Excitation energy transfer efficiency: equivalence of transient and stationary setting and the absence of non-Markovian effects

TL;DR

This paper demonstrates that excitation energy transfer efficiency in photosynthetic complexes is essentially the same in transient and stationary settings and is unaffected by non-Markovian effects, with classical rate equations providing equivalent results.

Contribution

It establishes the equivalence of transient and stationary efficiency calculations and shows non-Markovianity does not influence the efficiency, bridging quantum and classical descriptions.

Findings

Transient and stationary efficiencies are nearly identical.

Non-Markovian effects do not alter efficiency.

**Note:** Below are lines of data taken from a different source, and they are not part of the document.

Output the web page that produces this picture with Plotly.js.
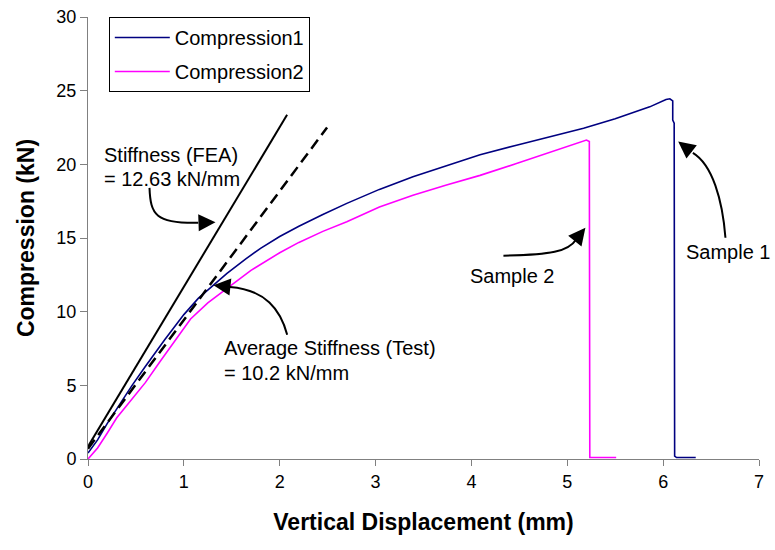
<!DOCTYPE html>
<html>
<head>
<meta charset="utf-8">
<script src="https://cdn.plot.ly/plotly-3.0.1.min.js"></script>
<style>html,body{margin:0;padding:0;background:#fff;}#chart{width:775px;height:550px;}</style>
</head>
<body>
<div id="chart"></div>
<script>
// Sample 1 (Compression1)
const comp1X = [0, 0.1, 0.2, 0.3, 0.46, 0.6, 0.8, 1.0, 1.15, 1.3, 1.45, 1.65, 1.8, 2.0, 2.2, 2.45, 2.70, 3.04, 3.39, 3.74, 4.09, 4.47, 4.8, 5.17, 5.5, 5.86, 6.03, 6.07, 6.10, 6.10, 6.115, 6.12, 6.14, 6.34];
const comp1Y = [0.4, 1.3, 2.4, 3.4, 5.0, 6.3, 8.1, 9.8, 10.9, 11.75, 12.6, 13.6, 14.3, 15.1, 15.8, 16.6, 17.35, 18.3, 19.15, 19.9, 20.65, 21.3, 21.85, 22.45, 23.1, 23.9, 24.4, 24.45, 24.3, 23.0, 22.8, 0.2, 0.1, 0.1];
// Sample 2 (Compression2)
const comp2X = [0, 0.1, 0.2, 0.3, 0.4, 0.5, 0.6, 0.75, 0.9, 1.07, 1.25, 1.41, 1.55, 1.7, 2.0, 2.2, 2.45, 2.70, 3.04, 3.39, 3.74, 4.09, 4.47, 4.82, 5.0, 5.2, 5.23, 5.235, 5.51];
const comp2Y = [0, 0.75, 1.75, 2.8, 3.6, 4.4, 5.2, 6.6, 8.0, 9.5, 10.6, 11.4, 12.1, 12.8, 14.0, 14.7, 15.45, 16.1, 17.1, 17.9, 18.6, 19.25, 20.05, 20.8, 21.2, 21.65, 21.55, 0.1, 0.1];
// Stiffness lines
const feaX = [0, 2.077];
const feaY = [0.85, 23.36];
const testX = [0, 2.494];
const testY = [0.7, 22.5];

const xTicks = [0, 1, 2, 3, 4, 5, 6, 7];
const yTicks = [0, 5, 10, 15, 20, 25, 30];

// annotation texts: [text, x, y]
const labels = [
  ['Stiffness (FEA)', 0.148, 20.64],
  ['= 12.63 kN/mm', 0.148, 19.02],
  ['Average Stiffness (Test)', 1.40, 7.54],
  ['= 10.2 kN/mm', 1.40, 5.84],
  ['Sample 2', 3.962, 12.44],
  ['Sample 1', 6.215, 14.05]
];
// curved arrows: bezier [x0,y0, c1x,c1y, c2x,c2y, x3,y3] and tip [x,y]
const arrowCurves = [
  [0.6416, 18.4, 0.652, 16.58, 0.704, 15.97, 1.15, 16.03],
  [2.078, 8.44, 2.008, 10.14, 1.852, 11.49, 1.48, 11.68],
  [4.334, 13.80, 4.825, 13.86, 5.012, 14.07, 5.095, 14.92],
  [6.650, 15.02, 6.619, 17.59, 6.515, 19.97, 6.31, 20.78]
];
const arrowTips = [
  [1.33, 16.07],
  [1.309, 11.80],
  [5.189, 15.69],
  [6.157, 21.55]
];

const FONT = 'Liberation Sans, Arial, sans-serif';

const traces = [
  {x: comp1X, y: comp1Y, mode: 'lines', name: 'Compression1', legendgroup: 'a',
   line: {color: '#000080', width: 1.6}},
  {x: comp2X, y: comp2Y, mode: 'lines', name: 'Compression2', legendgroup: 'b',
   line: {color: '#FF00FF', width: 1.6}},
  {x: feaX, y: feaY, mode: 'lines', showlegend: false, line: {color: '#000', width: 2}},
  {x: testX, y: testY, mode: 'lines', showlegend: false, line: {color: '#000', width: 2.5, dash: '11px,6px'}}
];

const annotations = labels.map(l => ({
  text: l[0], x: l[1], y: l[2], xref: 'x', yref: 'y', showarrow: false,
  xanchor: 'left', yanchor: 'middle', font: {family: FONT, size: 20, color: '#000'}
}));
arrowCurves.forEach((c, i) => {
  annotations.push({
    x: arrowTips[i][0], y: arrowTips[i][1], ax: c[6], ay: c[7], axref: 'x', ayref: 'y',
    xref: 'x', yref: 'y', text: '', showarrow: true, arrowhead: 2, arrowsize: 1.7,
    arrowwidth: 2, arrowcolor: '#000'
  });
});
const shapes = arrowCurves.map(c => ({
  type: 'path', xref: 'x', yref: 'y',
  path: `M ${c[0]},${c[1]} C ${c[2]},${c[3]} ${c[4]},${c[5]} ${c[6]},${c[7]}`,
  line: {color: '#000', width: 2}
}));

const layout = {
  width: 775, height: 550,
  margin: {l: 88, r: 16, t: 17, b: 91},
  paper_bgcolor: '#fff', plot_bgcolor: '#fff',
  font: {family: FONT, color: '#000'},
  showlegend: true,
  legend: {x: 0.031, y: 1.0, xanchor: 'left', yanchor: 'top',
    bgcolor: '#fff', bordercolor: '#000', borderwidth: 1,
    font: {family: FONT, size: 20, color: '#000'},
    traceorder: 'grouped', tracegroupgap: 5, itemwidth: 55},
  xaxis: {range: [0, 7], tickvals: xTicks, ticktext: xTicks.map(String),
    showgrid: false, zeroline: false, showline: true, linecolor: '#808080', linewidth: 1,
    ticks: 'outside', ticklen: 6, tickcolor: '#808080',
    tickfont: {family: FONT, size: 18, color: '#000'},
    title: {text: 'Vertical Displacement (mm)', font: {family: FONT, size: 23, color: '#000', weight: 'bold'}, standoff: 23}},
  yaxis: {range: [0, 30], tickvals: yTicks, ticktext: yTicks.map(String),
    showgrid: false, zeroline: false, showline: true, linecolor: '#808080', linewidth: 1,
    ticks: 'outside', ticklen: 7, tickcolor: '#808080',
    tickfont: {family: FONT, size: 18, color: '#000'},
    title: {text: 'Compression (kN)', font: {family: FONT, size: 23, color: '#000', weight: 'bold'}, standoff: 15}},
  annotations: annotations,
  shapes: shapes
};

Plotly.newPlot('chart', traces, layout, {displayModeBar: false, staticPlot: true});
</script>
</body>
</html>
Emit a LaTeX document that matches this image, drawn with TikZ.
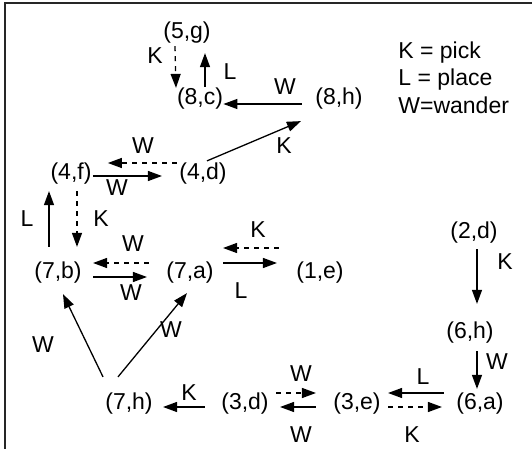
\documentclass[tikz,border=0pt]{standalone}
\usepackage{fontspec}
\setmainfont{Liberation Sans}
\usetikzlibrary{arrows.meta, calc}
\tikzset{
  % state pair (place,item)
  St/.style={inner sep=0pt,font=\fontsize{11.5}{13.5}\selectfont},
  % action letter
  Lb/.style={inner sep=0pt,font=\fontsize{11.5}{13.5}\selectfont},
  % Arrows - solid and dashed
  Arr/.style ={-{Triangle[length=7pt,width=5pt]},line width=0.65pt},
  DArr/.style={Arr,dash pattern=on 2.5pt off 2.5pt},
}
\begin{document}
\begin{tikzpicture}[x=0.5pt,y=-0.5pt]
  \useasboundingbox (0,0) rectangle (532,449);
  \draw[line width=1pt,black!85] (532,3) -- (5,3) -- (5,449);
  % States
  \node[St] at (187,33)  (n5g) {(5,g)};
  \node[St] at (200,99)  (n8c) {(8,c)};
  \node[St] at (339,99)  (n8h) {(8,h)};
  \node[St] at (71,174)  (n4f) {(4,f)};
  \node[St] at (203,174) (n4d) {(4,d)};
  \node[St] at (58,273)  (n7b) {(7,b)};
  \node[St] at (190,273) (n7a) {(7,a)};
  \node[St] at (320,273) (n1e) {(1,e)};
  \node[St] at (474,233) (n2d) {(2,d)};
  \node[St] at (470,333) (n6h) {(6,h)};
  \node[St] at (129,404) (n7h) {(7,h)};
  \node[St] at (245,404) (n3d) {(3,d)};
  \node[St] at (357,404) (n3e) {(3,e)};
  \node[St] at (480,404) (n6a) {(6,a)};
  % Key
  \node[Lb,align=left,anchor=north west,font=\fontsize{11.5}{13.75}\selectfont]
        at (398,41) (key) {K = pick\\L = place\\W=wander};
  % Top cluster
  \draw[DArr] ($(n5g.south)+(-12,2)$) -- ($(n8c.north)+(-24,0)$);
  \draw[Arr]  ($(n8c.north)+(5,-1)$)  -- ($(n5g.south)+(18,9)$);
  \draw[Arr]  ($(n8h.west)+(-13,5)$)  -- ($(n8c.east)+(0,5)$);
  \draw[Arr]  ($(n4d.north)+(4,-2)$)  -- ($(n8h.south west)+(-14,11)$);
  % Middle
  \draw[DArr] ($(n4d.west)+(-2,-11)$) -- ($(n4f.east)+(16,-11)$);
  \draw[Arr]  ($(n4f.east)+(1,2)$)    -- ($(n4d.west)+(-17,2)$);
  \draw[Arr]  ($(n7b.north)+(-9,-15)$) -- ($(n4f.south)+(-22,6)$);
  \draw[DArr] ($(n4f.south)+(6,6)$)   -- ($(n7b.north)+(19,-15)$);
  \draw[DArr] ($(n7a.west)+(-17,-10)$) -- ($(n7b.east)+(11,-10)$);
  \draw[Arr]  ($(n7b.east)+(11,4)$)   -- ($(n7a.west)+(-19,4)$);
  \draw[DArr] ($(n1e.west)+(-17,-25)$) -- ($(n7a.east)+(9,-25)$);
  \draw[Arr]  ($(n7a.east)+(9,-10)$)  -- ($(n1e.west)+(-19,-10)$);
  \draw[Arr]  ($(n7h.north)+(-26,-16)$) -- ($(n7b.south)+(5,10)$);
  \draw[Arr]  ($(n7h.north)+(-11,-16)$) -- ($(n7a.south)+(-3,9)$);
  % Right column
  \draw[Arr]  ($(n2d.south)+(3,5)$)   -- ($(n6h.north)+(7,-18)$);
  \draw[Arr]  ($(n6h.south)+(7,7)$)   -- ($(n6a.north)+(-3,-4)$);
  % Bottom row
  \draw[Arr]  ($(n3d.west)+(-16,3)$)  -- ($(n7h.east)+(10,3)$);
  \draw[DArr] ($(n3d.east)+(7,-11)$)  -- ($(n3e.west)+(-17,-11)$);
  \draw[Arr]  ($(n3e.west)+(-17,3)$)  -- ($(n3d.east)+(11,3)$);
  \draw[Arr]  ($(n6a.west)+(-12,-11)$) -- ($(n3e.east)+(7,-11)$);
  \draw[DArr] ($(n3e.east)+(7,3)$)    -- ($(n6a.west)+(-14,3)$);
  % Action letters
  \foreach \t/\x/\y/\n in {K/155/56/k1, L/230/72/l1, W/285/87/w1,
      K/284/146/k2, W/143/146/w2, W/117/188/w3, L/27/219/l2, K/101/219/k3,
      W/133/244/w4, K/258/230/k4, K/505/262/k5, W/131/293/w5, L/241/291/l3,
      W/43/345/w6, W/171/330/w7, W/497/362/w8, K/189/393/k6, W/301/374/w9,
      W/301/435/w10, L/423/377/l4, K/412/435/k7}
    \node[Lb] at (\x,\y) (\n) {\t};
\end{tikzpicture}
\end{document}
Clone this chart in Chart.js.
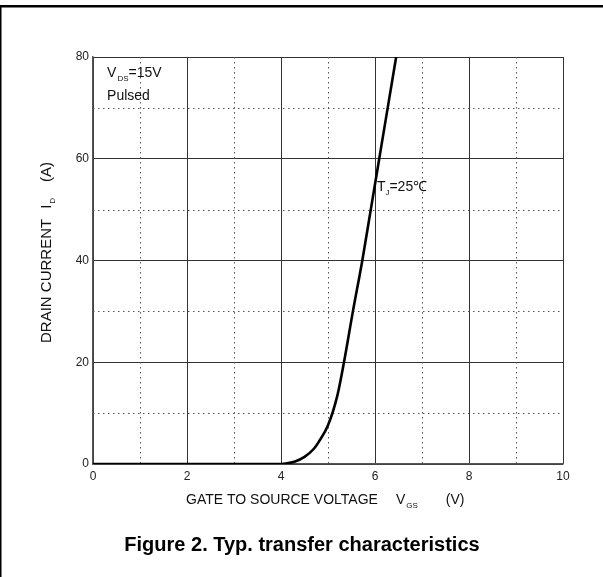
<!DOCTYPE html>
<html>
<head>
<meta charset="utf-8">
<script src="https://cdn.jsdelivr.net/npm/chart.js@4/dist/chart.umd.min.js"></script>
<style>
html, body { margin: 0; padding: 0; background: #fff; }
</style>
</head>
<body>
<canvas id="transfer_chart" width="603" height="577"></canvas>
<script>
// VGS (V) vs ID (A)
var vgs = [0, 3.9, 4.1, 4.3, 4.5, 4.7, 4.8, 5.0, 5.2, 5.34, 5.53, 5.73, 5.91, 6.09, 6.27, 6.45];
var drain_current = [0, 0, 0.1, 0.5, 1.4, 3.0, 4.3, 7.6, 13.5, 20, 30, 40, 50, 60, 70, 80];

var x_ticks = [0, 2, 4, 6, 8, 10];
var y_ticks = [0, 20, 40, 60, 80];
var x_minor = [1, 3, 5, 7, 9];
var y_minor = [10, 30, 50, 70];

var font_family = "Arial, 'Liberation Sans', sans-serif";

// draws text pieces, some as subscripts
function drawParts(ctx, x, y, parts, size){
    var cx = x;
    size = size || 14;
    for(var i = 0; i < parts.length; i++){
        var p = parts[i];
        if(p.sub){
            ctx.font = '8px ' + font_family;
            ctx.fillText(p.text, cx, y + 6);
        } else {
            ctx.font = size + 'px ' + font_family;
            ctx.fillText(p.text, cx, y);
        }
        cx += ctx.measureText(p.text).width + (p.gap || 0);
    }
}

var textPlugin = {
    id: 'textPlugin',
    beforeDatasetsDraw(chart){
        const ctx = chart.ctx;
        const xs = chart.scales.x;
        const ys = chart.scales.y;
        const area = chart.chartArea;
        ctx.save();
        ctx.strokeStyle = '#555';
        ctx.lineWidth = 1;
        ctx.setLineDash([1.5, 3.5]);
        for(var i in x_minor){
            var px = Math.round(xs.getPixelForValue(x_minor[i])) + 0.5;
            ctx.beginPath();
            ctx.moveTo(px, area.top);
            ctx.lineTo(px, area.bottom);
            ctx.stroke();
        }
        for(var j in y_minor){
            var py = Math.round(ys.getPixelForValue(y_minor[j])) + 0.5;
            ctx.beginPath();
            ctx.moveTo(area.left, py);
            ctx.lineTo(area.right, py);
            ctx.stroke();
        }
        ctx.restore();
    },
    afterDraw(chart){
        const ctx = chart.ctx;
        const xs = chart.scales.x;
        const ys = chart.scales.y;
        ctx.save();
        // outer frame (top and left only)
        ctx.fillStyle = '#000';
        ctx.fillRect(0, 5, 603, 2.5);
        ctx.fillRect(0, 5, 1.5, 572);

        ctx.fillStyle = '#111';
        ctx.textBaseline = 'middle';
        ctx.textAlign = 'left';

        // annotations
        drawParts(ctx, xs.getPixelForValue(0.3), ys.getPixelForValue(76.9), [
            {text: 'V', gap: 1}, {text: 'DS', sub: true}, {text: '=15V'}
        ]);
        ctx.font = '14px ' + font_family;
        ctx.fillText('Pulsed', xs.getPixelForValue(0.3), ys.getPixelForValue(72.3));
        drawParts(ctx, xs.getPixelForValue(6.04), ys.getPixelForValue(54.4), [
            {text: 'T', gap: 0}, {text: 'J', sub: true}, {text: '=25\u2103'}
        ]);

        // x axis title
        drawParts(ctx, 186, 500, [
            {text: 'GATE TO SOURCE VOLTAGE', gap: 18}, {text: 'V', gap: 1},
            {text: 'GS', sub: true, gap: 28}, {text: '(V)'}
        ]);

        // y axis title (rotated)
        ctx.translate(47, 343);
        ctx.rotate(-Math.PI / 2);
        drawParts(ctx, 0, 0, [
            {text: 'DRAIN CURRENT', gap: 10}, {text: 'I', gap: 1},
            {text: 'D', sub: true, gap: 16}, {text: '(A)'}
        ], 15);
        ctx.setTransform(1, 0, 0, 1, 0, 0);

        // figure caption
        ctx.textAlign = 'center';
        ctx.fillStyle = '#000';
        ctx.font = 'bold 20px ' + font_family;
        ctx.fillText('Figure 2. Typ. transfer characteristics', 302, 545);
        ctx.restore();
    }
};

const ctx = document.getElementById('transfer_chart');
var transfer_chart = new Chart(ctx, {
    type: 'line',
    data: {
        datasets: [{
            data: vgs.map((v, i) => ({x: v, y: drain_current[i]})),
            borderColor: '#000',
            borderWidth: 2.6,
            pointRadius: 0,
            fill: false,
            cubicInterpolationMode: 'monotone'
        }]
    },
    options: {
        responsive: false,
        animation: false,
        devicePixelRatio: 1,
        layout: {
            padding: {left: 0, right: 40, top: 57, bottom: 0}
        },
        scales: {
            x: {
                type: 'linear',
                min: 0,
                max: 10,
                afterBuildTicks: s => { s.ticks = x_ticks.map(v => ({value: v})); },
                afterFit: s => { s.height = 113; },
                grid: {
                    color: '#333',
                    lineWidth: 1,
                    drawTicks: false
                },
                border: { color: '#555', width: 1.5 },
                ticks: {
                    padding: 5,
                    color: '#222',
                    font: { family: font_family, size: 12 }
                }
            },
            y: {
                type: 'linear',
                min: 0,
                max: 80,
                afterBuildTicks: s => { s.ticks = y_ticks.map(v => ({value: v})); },
                afterFit: s => { s.width = 93; },
                grid: {
                    color: '#333',
                    lineWidth: 1,
                    drawTicks: false
                },
                border: { color: '#555', width: 1.5 },
                ticks: {
                    padding: 4,
                    color: '#222',
                    font: { family: font_family, size: 12 }
                }
            }
        },
        plugins: {
            legend: false,
            tooltip: { enabled: false }
        }
    },
    plugins: [textPlugin]
});
</script>
</body>
</html>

Classical rate equations yield the same efficiency as quantum models.

Abstract

We analyze efficiency of excitation energy transfer in photosynthetic complexes in transient and stationary setting. In the transient setting the absorption process is modeled as an individual event resulting in a subsequent relaxation dynamics. In the stationary setting the absorption is a continuous stationary process, leading to the nonequilibrium steady state. We show that, as far as the efficiency is concerned, both settings can be considered to be the same, as they result in almost identical efficiency. We also show that non-Markovianity has no effect on the resulting efficiency, i.e., corresponding Markovian dynamics results in identical efficiency. Even more, if one maps dynamics to appropriate classical rate equations, the same efficiency as in quantum case is obtained.